US researchers find way to encapsulate micromotors into pills

6 September 2018 (Last Updated September 6th, 2018 12:43)

US researchers have identified a way to encapsulate micromotors into pills to diagnose and treat disease in the human body.

US researchers have identified a way to encapsulate micromotors into pills to diagnose and treat disease in the human body.

The devices are self-propelled microscopic robots the width of a human hair and are designed to perform a wide range of biomedical tasks.

According to a study published in ACS Nano, the micromotors carry drugs and will release them after reaching the digestive system. The pill’s coating will protect the devices while traversing.

“The self-propelled microscopic robots are the width of a human hair and are designed to perform a wide range of biomedical tasks.”

The research was conducted by Joseph Wang, Liangfang Zhang and colleagues from the University of California San Diego.

In their earlier research, they used micromotors coated with an antibiotic to treat ulcers in laboratory mice and found that this approach offers better results compared to taking the drugs directly.

However, researchers identified some flaws in that approach including body fluids compromising the effectiveness of the devices and triggering early release of their payloads.

They also noted that during oral consumption, micromotors can get trapped in the oesophagus.

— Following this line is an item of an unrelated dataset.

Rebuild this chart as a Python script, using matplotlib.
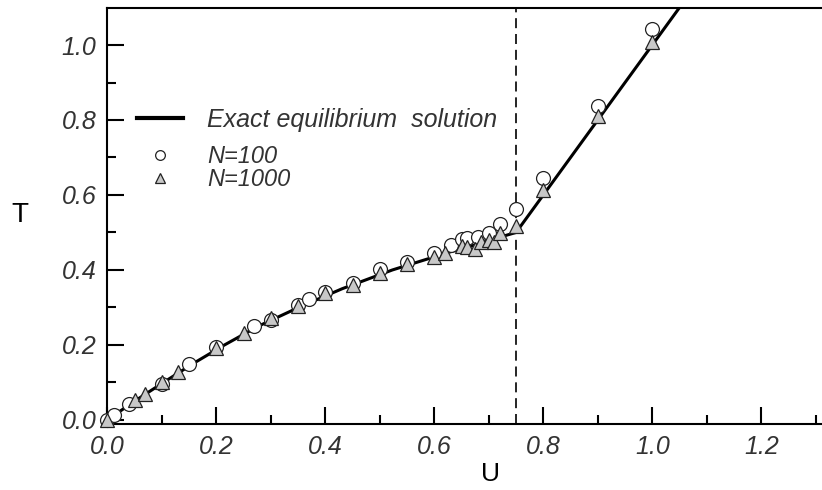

The new research from Wang and Zhang identified a way to protect and carry these devices into the stomach without compromising their mobility or effectiveness.

The researchers used sugars such as lactose and maltose to create a pill and encapsulated tens of thousands of micromotors made of a magnesium/titanium dioxide core. These devices are loaded with a fluorescent dye cargo.

The study noted that pills showed improved release and retention of the micromotors in the stomach when tested on laboratory mice.

The researchers concluded that encapsulation of the devices in traditional pill form enhances their ability to deliver medicines to specific targets without diminishing their mobility or performance.